By AVA TURNQUEST
Tribune Chief Reporter
FREE National Movement Chairman Michael Pintard said yesterday that party leader Dr Hubert Minnis would like to have a full convention ahead of the next general election, but on his own terms.
Mr Pintard said none of the public critics of Dr Minnis had the capacity to force him into a leadership contest as he defended the leader against scathing criticism from the party’s former chairman, Darron Cash, and reports that several FNM MPs had no confidence in him.
While he insisted that the party welcomed Mr Cash’s independent views, Mr Pintard said his claims that Dr Minnis could not lead the party to a general election victory were “absolute nonsense”.

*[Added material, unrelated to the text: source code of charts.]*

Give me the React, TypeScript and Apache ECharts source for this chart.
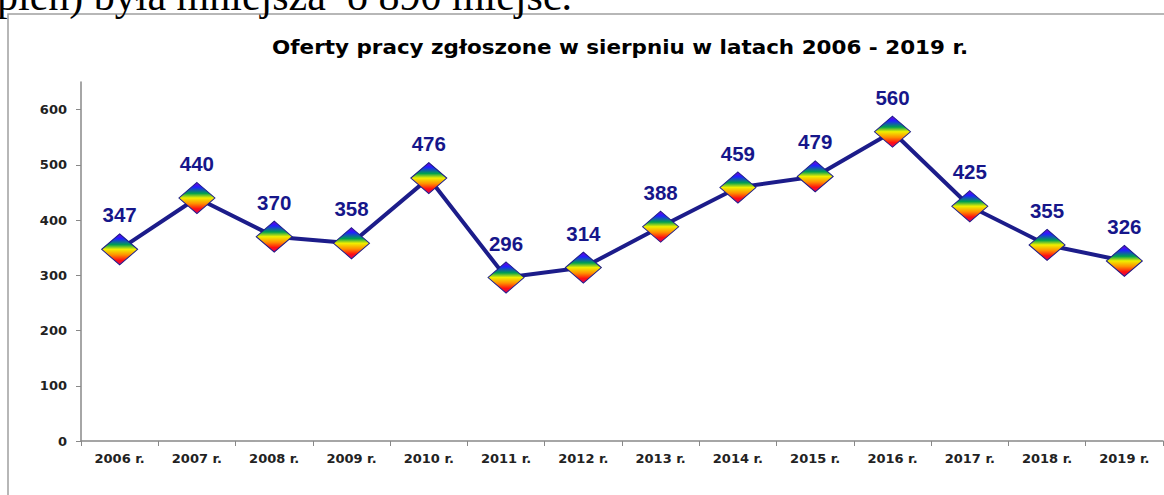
import React, { useEffect, useRef } from "react";
import * as echarts from "echarts";

const categories = ["2006 r.", "2007 r.", "2008 r.", "2009 r.", "2010 r.", "2011 r.", "2012 r.", "2013 r.", "2014 r.", "2015 r.", "2016 r.", "2017 r.", "2018 r.", "2019 r."];
const values = [347, 440, 370, 358, 476, 296, 314, 388, 459, 479, 560, 425, 355, 326];
const titleText = "Oferty pracy zgłoszone w sierpniu w latach 2006 - 2019 r.";
const topText = "pień) była mniejsza  o 890 miejsc.";

export default function App() {
  const ref = useRef<HTMLDivElement>(null);
  useEffect(() => {
    if (!ref.current) return;
    const chart = echarts.init(ref.current, null, { renderer: "svg" });
    const rainbow = new echarts.graphic.LinearGradient(0, 0, 0, 1, [
      { offset: 0, color: "#7a00d0" },
      { offset: 0.15, color: "#2020ff" },
      { offset: 0.35, color: "#00a050" },
      { offset: 0.5, color: "#f0f000" },
      { offset: 0.68, color: "#ff9000" },
      { offset: 0.85, color: "#ff1010" },
      { offset: 1, color: "#d0006a" },
    ]);
    const axisFont = "'DejaVu Sans', Verdana, sans-serif";
    chart.setOption({
      animation: false,
      backgroundColor: "#fff",
      grid: { left: 81, right: 1, top: 82, bottom: 54, containLabel: false },
      graphic: [
        {
          type: "text",
          x: -3,
          y: 17,
          style: {
            text: topText,
            font: "42px 'Liberation Serif', 'Times New Roman', serif",
            fill: "#000",
            verticalAlign: "bottom",
          },
        },
        {
          type: "rect",
          shape: { x: 8, y: 14, width: 1170, height: 500 },
          style: { fill: "none", stroke: "#a0a0a0", lineWidth: 1.5 },
          z: -1,
        },
        {
          type: "text",
          x: 272,
          y: 38,
          scaleX: 1.13,
          style: {
            text: titleText,
            font: "bold 19px 'DejaVu Sans', Verdana, sans-serif",
            fill: "#000",
            verticalAlign: "top",
          },
        },
      ],
      xAxis: {
        type: "category",
        data: categories,
        boundaryGap: true,
        axisLine: { lineStyle: { color: "#888", width: 1.5 } },
        axisTick: { show: true, inside: false, length: 5, lineStyle: { color: "#888" } },
        axisLabel: { fontFamily: axisFont, fontWeight: "bold", fontSize: 13, color: "#222", margin: 11 },
        splitLine: { show: false },
      },
      yAxis: {
        type: "value",
        min: 0,
        max: 650,
        interval: 100,
        axisLine: { show: true, lineStyle: { color: "#888", width: 1.5 } },
        axisTick: { show: true, length: 5, lineStyle: { color: "#888" } },
        axisLabel: {
          fontFamily: axisFont,
          fontWeight: "bold",
          fontSize: 13,
          color: "#222",
          margin: 14,
          showMaxLabel: false,
          formatter: (v: number) => (v > 600 ? "" : String(v)),
        },
        splitLine: { show: false },
      },
      series: [
        {
          type: "line",
          data: values,
          symbol: "diamond",
          symbolSize: [36, 31],
          lineStyle: { color: "#1c1c8a", width: 4 },
          itemStyle: { color: rainbow, borderColor: "#1c1c8a", borderWidth: 1 },
          label: {
            show: true,
            position: "top",
            distance: 8,
            fontFamily: "'Liberation Sans', Arial, sans-serif",
            fontWeight: "bold",
            fontSize: 20.5,
            color: "#16168a",
          },
        },
      ],
    });
    return () => chart.dispose();
  }, []);
  return <div ref={ref} style={{ position: "absolute", left: 0, top: 0, width: 1164, height: 495 }} />;
}
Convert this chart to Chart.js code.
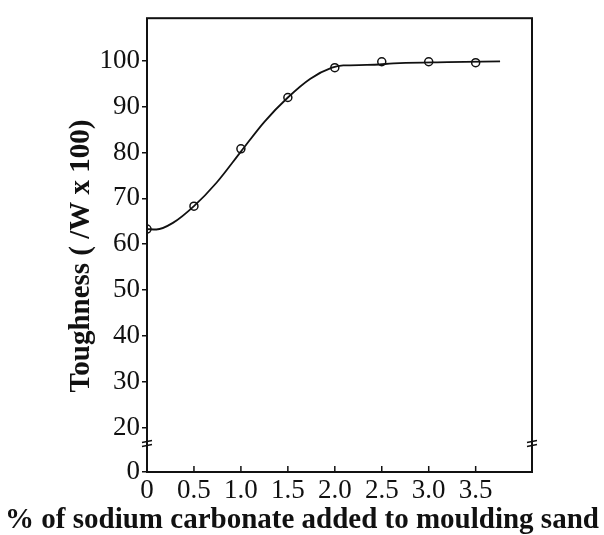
<!DOCTYPE html>
<html>
<head>
<meta charset="utf-8">
<script src="https://cdn.jsdelivr.net/npm/chart.js@4"></script>
<style>
  html, body { margin: 0; padding: 0; background: #fff; }
  #wrap { width: 604px; height: 535px; }
</style>
</head>
<body>
<div id="wrap"><canvas id="toughness"></canvas></div>
<script>
// measured points (% sodium carbonate vs toughness)
var pointX = [0, 0.5, 1.0, 1.5, 2.0, 2.5, 3.0, 3.5];
var pointY = [63.3, 68.3, 80.8, 92.0, 98.5, 99.8, 99.8, 99.6];

// fitted curve
var curveX = [0, 0.1, 0.28, 0.5, 0.74, 1.0, 1.25, 1.5, 1.74, 1.97, 2.09, 2.34, 2.69, 3.2, 3.76];
var curveY = [63.3, 63.2, 64.7, 68.3, 73.4, 80.2, 86.7, 92.0, 96.1, 98.5, 99.0, 99.1, 99.5, 99.7, 99.9];

// axis ticks (the y axis is broken: its bottom stands for 0)
var xTickValues = [0, 0.5, 1.0, 1.5, 2.0, 2.5, 3.0, 3.5];
var xTickLabels = ['0', '0.5', '1.0', '1.5', '2.0', '2.5', '3.0', '3.5'];
var yTickValues = [10.3, 20, 30, 40, 50, 60, 70, 80, 90, 100];
var yTickLabels = ['0', '20', '30', '40', '50', '60', '70', '80', '90', '100'];
var yBreakValue = 16.5;

var serif = 'Liberation Serif, Times New Roman, serif';

function toXY(xs, ys) {
    return xs.map(function (x, i) { return {x: x, y: ys[i]}; });
}

// frame, inward x ticks and the axis break marks
var framePlugin = {
    id: 'frame',
    afterDraw: function (chart) {
        var ctx = chart.ctx;
        var a = chart.chartArea;
        var xs = chart.scales.x;
        var ys = chart.scales.y;
        ctx.save();
        ctx.strokeStyle = '#111';
        ctx.lineWidth = 2;
        ctx.strokeRect(a.left, a.top, a.right - a.left, a.bottom - a.top);

        ctx.lineWidth = 1.5;
        xTickValues.forEach(function (v) {
            if (v === 0) return;
            var px = xs.getPixelForValue(v);
            ctx.beginPath();
            ctx.moveTo(px, a.bottom);
            ctx.lineTo(px, a.bottom - 6);
            ctx.stroke();
        });

        var by = ys.getPixelForValue(yBreakValue);
        [a.left, a.right].forEach(function (ax) {
            ctx.beginPath();
            ctx.moveTo(ax - 5, by - 1);
            ctx.lineTo(ax + 5, by - 3);
            ctx.moveTo(ax - 5, by + 3);
            ctx.lineTo(ax + 5, by + 1);
            ctx.stroke();
        });
        ctx.restore();
    }
};

var ctx = document.getElementById('toughness').getContext('2d');
var chart = new Chart(ctx, {
    type: 'scatter',
    data: {
        datasets: [{
            label: 'fit',
            data: toXY(curveX, curveY),
            showLine: true,
            borderColor: '#111',
            borderWidth: 1.8,
            pointRadius: 0,
            cubicInterpolationMode: 'monotone',
            fill: false
        }, {
            label: 'measured',
            data: toXY(pointX, pointY),
            showLine: false,
            pointStyle: 'circle',
            pointRadius: 4,
            pointBorderWidth: 1.5,
            borderColor: '#111',
            backgroundColor: '#fff'
        }]
    },
    options: {
        responsive: true,
        maintainAspectRatio: false,
        animation: false,
        layout: { padding: { top: 14, left: 0, right: 0, bottom: 0 } },
        plugins: {
            legend: { display: false },
            tooltip: { enabled: false },
            title: {
                display: true,
                position: 'bottom',
                text: '% of sodium carbonate added to moulding sand',
                color: '#111',
                font: { family: serif, size: 29, weight: 'bold' },
                padding: { top: -8.4, bottom: -3.4 }
            }
        },
        scales: {
            x: {
                type: 'linear',
                min: 0,
                max: 4.1,
                afterBuildTicks: function (s) {
                    s.ticks = xTickValues.map(function (v) { return {value: v}; });
                },
                afterFit: function (s) { s.height = 40; },
                grid: { display: false, drawTicks: false },
                border: { display: false },
                ticks: {
                    padding: 3,
                    color: '#111',
                    maxRotation: 0,
                    autoSkip: false,
                    font: { family: serif, size: 27 },
                    callback: function (v, i) { return xTickLabels[i]; }
                }
            },
            y: {
                min: 10.3,
                max: 109.3,
                afterBuildTicks: function (s) {
                    s.ticks = yTickValues.map(function (v) { return {value: v}; });
                },
                afterFit: function (s) { s.width = 147; },
                grid: { drawOnChartArea: false, tickLength: 5, color: '#111', lineWidth: 1.5 },
                border: { display: false },
                ticks: {
                    padding: 2,
                    color: '#111',
                    autoSkip: false,
                    font: { family: serif, size: 27 },
                    callback: function (v, i) { return yTickLabels[i]; }
                },
                title: {
                    display: true,
                    text: 'Toughness ( /W x 100)\u00a0\u00a0\u00a0',
                    color: '#111',
                    font: { family: serif, size: 29, weight: 'bold' },
                    padding: { top: 64, bottom: 0 }
                }
            },
            yRight: {
                position: 'right',
                min: 10.3,
                max: 109.3,
                afterFit: function (s) { s.width = 72; },
                grid: { display: false },
                border: { display: false },
                ticks: { display: false }
            }
        }
    },
    plugins: [framePlugin]
});
</script>
</body>
</html>
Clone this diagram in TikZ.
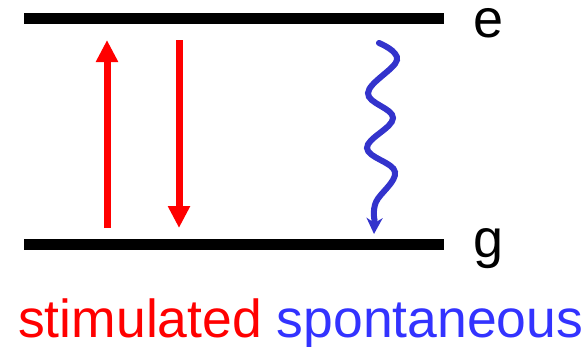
\documentclass[tikz,border=0pt]{standalone}
\usepackage{fontspec}
\setmainfont{Liberation Sans}
\usetikzlibrary{arrows.meta}
\definecolor{redc}{RGB}{255,0,0}
\definecolor{bluetext}{RGB}{51,51,255}
\definecolor{bluewave}{RGB}{51,51,204}
\begin{document}
\begin{tikzpicture}[x=1pt,y=-1pt,
  level/.style={line width=11pt,black},
  redarrow/.style={line width=7pt,redc,-{Triangle[width=21pt,length=22pt]}},
  wavearrow/.style={line width=6pt,bluewave,line cap=round,-{Stealth[width=16pt,length=16pt,inset=5pt]}},
  lab/.style={font=\fontsize{54}{54}\selectfont,anchor=base,inner sep=0pt,text height=28pt,text depth=8pt}]
\useasboundingbox (0,0) rectangle (587,346);
\coordinate (e1) at (24,18.5);
\coordinate (e2) at (444,18.5);
\coordinate (g1) at (24,244);
\coordinate (g2) at (444,244);
\draw[level] (e1) -- (e2);
\draw[level] (g1) -- (g2);
\node[lab] (elab) at (489,37) {e};
\node[lab] (glab) at (489,257) {g};
\coordinate (u1) at (107,228);
\coordinate (u2) at (107,40);
\coordinate (d1) at (179,40);
\coordinate (d2) at (179,228);
\draw[redarrow] (u1) -- (u2);
\draw[redarrow] (d1) -- (d2);
\coordinate (w0) at (379,43);
\coordinate (w7) at (374,234);
\draw[wavearrow] plot[smooth,tension=0.65] coordinates {(379,43) (397,60) (368,93) (393,118) (367,148) (395,172) (376,202) (374.5,220)} -- (w7);
\node[font=\fontsize{53.5}{53.5}\selectfont,anchor=base west,inner sep=0pt,text height=40pt,text depth=8pt] (txt) at (18,337) {\textcolor{redc}{stimulated} \textcolor{bluetext}{spontaneous}};
\end{tikzpicture}
\end{document}
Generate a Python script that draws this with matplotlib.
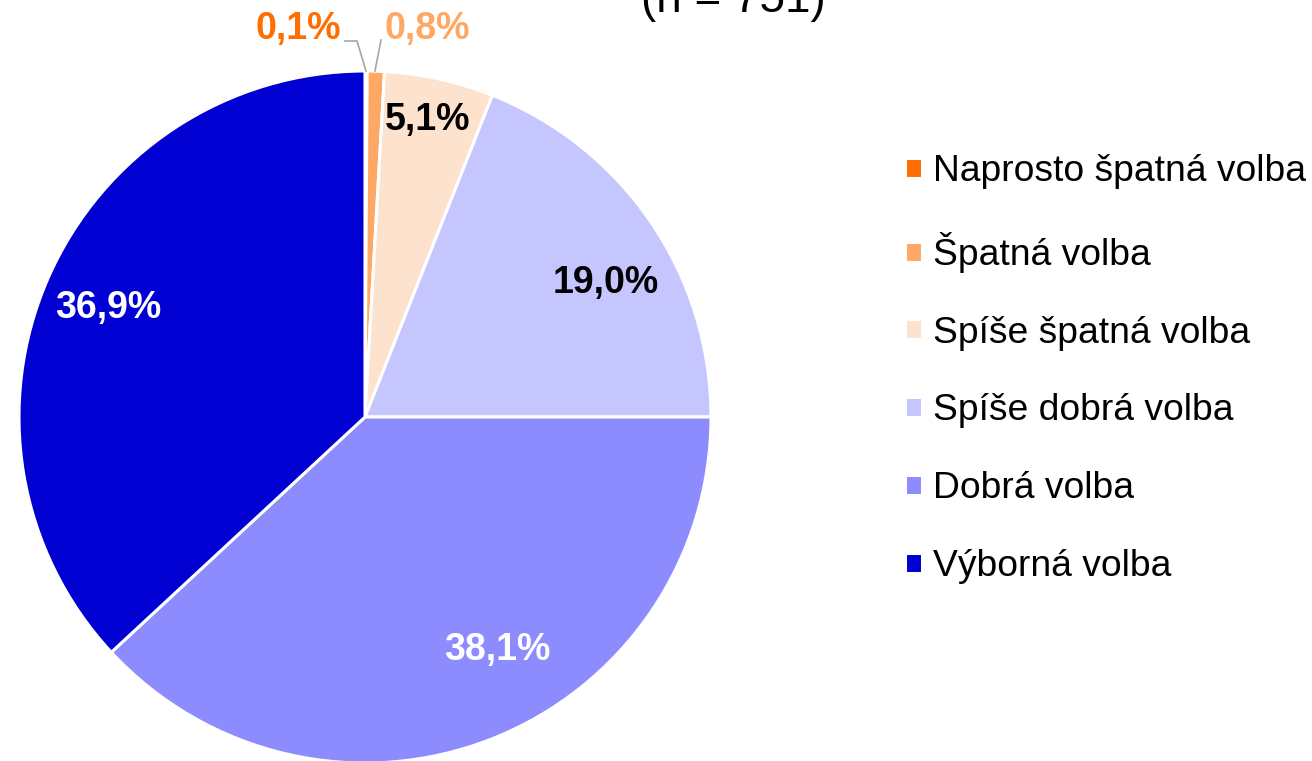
import matplotlib
matplotlib.use("Agg")
from matplotlib import pyplot as plt

# data
categories = ["Naprosto špatná volba", "Špatná volba", "Spíše špatná volba",
              "Spíše dobrá volba", "Dobrá volba", "Výborná volba"]
values = [0.1, 0.8, 5.1, 19.0, 38.1, 36.9]
labels = ["0,1%", "0,8%", "5,1%", "19,0%", "38,1%", "36,9%"]
title = "(n = 751)"

colors = ["#FF6E00", "#FFA866", "#FDE2CD", "#C6C6FF", "#8C8CFF", "#0000D2"]
label_colors = ["#FF6E00", "#FFA866", "black", "black", "white", "white"]
# label positions in pixels (x from left, y from top)
label_pos = [(298, 29), (427, 29), (428, 120), (606, 283), (497, 650), (108, 308)]

plt.rcParams['font.family'] = ['Liberation Sans', 'DejaVu Sans']

W, H = 1312, 761
fig = plt.figure(figsize=(W / 100, H / 100), dpi=100)
ax = fig.add_axes([0, 0, 1, 1])
ax.set_xlim(0, W)
ax.set_ylim(0, H)
ax.set_aspect('equal')
ax.axis('off')

cx, cy, R = 365, H - 417, 346
wedges, _ = ax.pie(values, colors=colors, startangle=90, counterclock=False,
                   center=(cx, cy), radius=R,
                   wedgeprops=dict(edgecolor='white', linewidth=2.2))
ax.set_xlim(0, W)
ax.set_ylim(0, H)

for lab, col, (px, py) in zip(labels, label_colors, label_pos):
    ax.text(px, H - py, lab, color=col, fontsize=27, fontweight='bold',
            ha='center', va='center')

# leader lines for the two small slices
ax.plot([345, 357, 366], [H - 41, H - 41, H - 71], color='#A6A6A6', lw=1.2)
ax.plot([381, 375], [H - 40, H - 71], color='#A6A6A6', lw=1.2)

ax.text(733, H - 12, title, fontsize=33, ha='center', va='baseline')

fig.legend(wedges, categories, loc='upper left', bbox_to_anchor=(905 / W, 1 - 154 / H),
           frameon=False, fontsize=26.8, handlelength=0.45, handleheight=0.45,
           handletextpad=0.3, labelspacing=1.15, borderaxespad=0, borderpad=0)

fig.savefig("out.png", dpi=100)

Mr Pintard added that had he been in Mr Cash’s position as a former chairman, he would not have made the public comments.
“The leader of the Free National Movement won by a tremendous margin,” Mr Pintard said. “So for him to engage in discussions about convention in the first year, less than the first year of his administration, would have been nonsensical. So we support him wholeheartedly, the leader’s position there would be no convention (this year).
“But the leader has also made the point that he would like during his administration to have a full fledged convention. I would not pre-empt him in giving that date but the leader does not have a problem with convention, but he will make that determination.
“None of the persons who speak publicly have the capacity to force him to make that decision on their terms. He will make that determination in conjunction with the party (before the next election).”
In a statement on his Facebook page on Tuesday, Mr Cash insisted that Dr Minnis is not moving the FNM in the direction of a decisive 2017 general election victory, and that the issue was compounded by the public image that the party was not united. Mr Cash was supported by lawyer Michael Scott, who has acted as the party’s legal advisor, who commented that very few bought into Dr Minnis as the party’s leader.
Mr Cash’s post followed a report in The Nassau Guardian’s National Review section this week, that claimed several FNM MPs had no confidence in Dr Minnis and were plotting to petition Governor General Dame Marguerite Pindling to have him removed as leader of the Official Opposition.
Yesterday, Mr Pintard declared that if a convention were held today, Dr Minnis would win by an overwhelming majority.
He advised Mr Cash and party supporters that there was no need to “fret over rumours” and insisted that Dr Minnis was in “firm charge” of the organization.
Mr Pintard said he was unconcerned by the reports, adding that Dr Minnis had enjoyed the full support of his colleagues at a meeting on Tuesday. He stressed that every MP has publicly pledged their support for the leader to date.
On the matter of leadership, Mr Pintard said: “Of course we can win with Dr Minnis. We have a number of persons, the former deputy leader (Mrs Butler-Turner) who was a contender we can win with her as well.
“All three of the persons who contended for deputy, we can win with them. We clearly have the talent in the party to succeed in the next general election but more important than succeeding we have the talent to address these dire issues affecting Bahamians. Because that’s what it’s about, it’s not just about winning. (Prime Minister Perry) Christie has demonstrated the PLP’s capacity to win, but they are unable to govern effectively.”
Mr Pintard argued that there was a disproportionate amount of media attention given to evaluating the FNM’s leadership as opposed to holding the government accountable on the PLP-led government’s failures.
He pointed out that Mr Cash was a member of the FNM executive and council, who had full access to the leadership of the party if he wished to discuss his concerns. Mr Pintard also noted that Mr Cash had recently “affirmed his commitment” for Dr Minnis.
While he said that Mr Cash did not call him ahead of the controversial social media post, Mr Pintard maintained the former chairman had done “heavy lifting” for the party and had the right to share his views.
“I would not have posted it if I were in his position,” he said, “as a former chairman of the party I would not have posted it, but I respect his right to express his views because no doubt he has a constituency of his own that he is speaking to – a group of independent thinkers out there.
“I can’t say to the guy don’t appeal to your base, but if I was in his position I would not have.”
Dr Minnis was re-elected as FNM leader in November 2014 beating out contender Long Island MP Loretta Butler-Turner, the party’s former deputy leader.
However, this year Dr Minnis has been dogged by criticisms over his leadership and speculation over whether he enjoyed the full support of his party. Some FNMs have called for another convention this year to solve leadership issues. However, the party is only mandated by its constitution to hold a convention every two years.
Yesterday, Mr Pintard agreed that the public commentary did not “help the cause” and that at times it presented a distraction from the party’s goals. He noted that there was some anxiety among supporters over the stalled rollout of candidates; however, he said he could not assess whether this had affected the spike in rumours given the reports emanated from anonymous sources.